I don't think it really matters either way, but it does make more sense for the series to take place in one world given the opposite provides way more headaches, like how the hell any of these characters travel between the worlds for one, like do they go through space? Is it like the sol dimension? If the sol dimension is next to sonics dimension with his world, does it mean there is also a human sol dimension next to the human dimension??? It's just more trouble than its worth to explain away something as trivial as sonic games having a unique art style for each entry. I much prefer the modern explanation of furries on islands, and humans on continents. That tracks with pretty much the entire lore (besides Forces, but that game doesnt make sense no matter how many worlds you have,) so I think it's a good one size fits all solution.
Unrelated, but I really love Pumpkin Hill's skybox. Much like Mario 64's skyboxes, it combines realistic textures with really fantastical settings, making for a dreamlike feel that's both familiar and otherworldy at the same time. It's a shame that you don't see stuff like this in games nowadays, as modern hardware lets you render everything in full detail without having to make the environments seem larger artificially.
an aside, a Ghost's Pumpkin Soup came on recently in foobar and I did a double-take when I realized that fucking Ohtani did that track. what range! I think my favorite rendition of "dreamlike" worlds is still the first Spyro the Dragon...the textures and the baked lighting just do it for me.
I feel like games probably should keep the whole textured sky thing more often, and other cute little measures to make the game run better. Adds character and is efficient, as long as you can't really tell it's a texture at first glance . Like with SA2's shot in the Hero's first cutscene, and the city looks really flat.
Sonic games have been phasing out detailed skyboxes for a bit now, Forces was the first game in the series to not have any background elements in its skyboxes, instead all of them are just the sky and nothing else. Nowadays background details like that are fully modeled or billboarded in the level itself. In fact Frontiers actually doesn't even use traditional skyboxes, it replaced the old method with a procedural system that allows skyboxes to be edited in real time by devs or modders, without any texture work. It's way more efficient and supports the existence of the game's day/night cycle, its neat tech.
OK yes there's exceptions but by and large the tropes are much more real-world than say Sonic 3 & Knuckles.
I think the city and prison island levels are the only ones I'd consider significantly more realistic than the games that came before it, green forest is practically a mirror to angel island in terms of how realistic they are and outside of that, the pyramid, space, and pumpkin levels are all pretty fantastical.
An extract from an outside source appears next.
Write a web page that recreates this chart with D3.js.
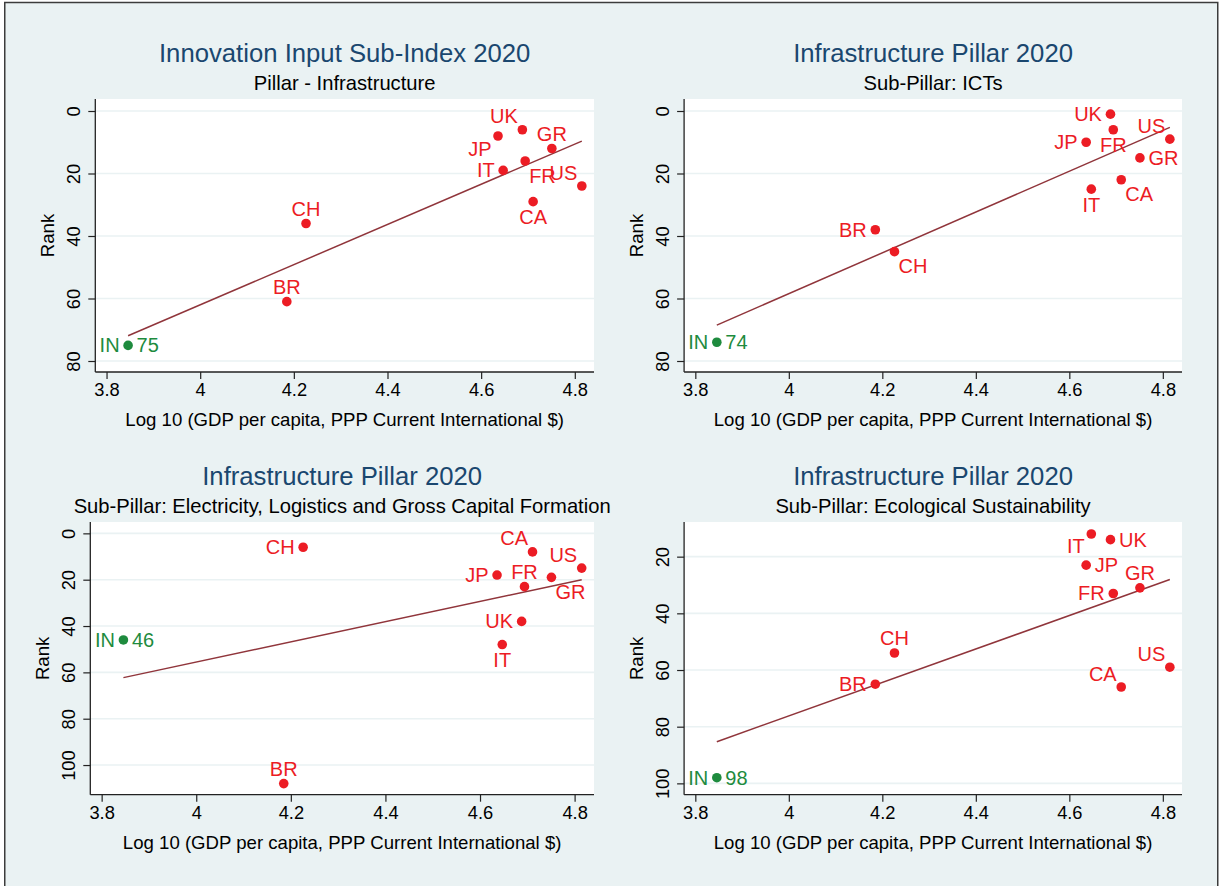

Not too far off from SA1 in that regard, it employs both realism and more classicy surrealism whenever it sees fit and SA2 continues that.
Flight cancel is a horribly busted ability that should never ever be given to Tails in an official 2D Sonic game In fact, I'll probably think less of your romhack/fangame if Tails has flight cancel on by default with no way to disable it
This has me thinking, actually, to what degree are 3K's tropes 'fantastical'/"less real world"? We've got a tropical island, flooded underground ruins, above-ground ruins, a circus, an industrial base, a forest, an airship, a pyramid, underground/in a volcano, floating ruins, a space station, and space itself. Sure there's wacky and surreal geometry, but that's just as true for places like City Escape.
Honestly the Sonic series was moving in the realism direction with each game up to SA2. Sonic 3 & Knuckles is pretty realistic next to Sonic 1. And then Sonic Adventure is a bit more realistic than that with levels with Emerald Coast not feeling too far off from a standard beach, but then having levels that feel more fantastical like Speed Highway and Windy Valley. Then SA2 pushed it a bit more, while still having some more fantastical levels like the space levels and Pumpkin Hill.
Good point. There's something that's a bit more ethereal, but that S3&K also started or made apparent, that is how stages feel "closer" to the background. The relationship between foreground and background is very faint in say Chemical Plant or Stardust Speedway, which gives a feeling that the action is taking place far from the bustling environments you can see behind the loops and slopes you're traversing. But I don't feel like that in some outdoor stages in S3&K. In 3D, that's mostly unavoidable, sure, but I think it enhances the idea of "realism" just a little bit. (Doesn't really help that you're chased by an Actual Truck and grind on Actual Rails. I think it's mostly the man-made stuff that became more familiar than before)
Enormous flooded underground ruins, unlike anything that exists in the real world A circus-themed industrial area full of futuristic technology and abstract structures A sci-fi construction site built on top of mystical ancient ruins A forest full of gigantic mushrooms A floating sci-fi battleship not unlike something you'd see in Star Wars A volcanic cave that contains a mystical shrine for magic jewels ...are you seriously insisting that this isn't fantastical? And this one is from Star Wars again
I think the distinction as to whether or not, say, a city is fantastical or not is entirely in the execution. Compare and contrast Metropolis Zone with City Escape (based on San Francisco, a metropolis) versus Grand Metropolis, etc, etc.
No. I was asking "to what degree are 3K's tropes 'fantastical'/"less real world"?" Despite their reputations, the Adventure games also have their share of fantastical executions of their tropes. People brought up the Pumpkins, but what about the Egg Carrier? What about the ARK? What about the endless highways just floating above the ocean? What about the endless rails floating above the Pumpkins during the daytime? They certainly draw on photographs and field research from real world locations like San Francisco and several places in Central and South America, so yeah, they're less fantastical than 3K. But 3K's environments are also less fantastical than CD's. It ain't as black and white as "classic is surreal and adventure is realistic", the way some people treat it is my point.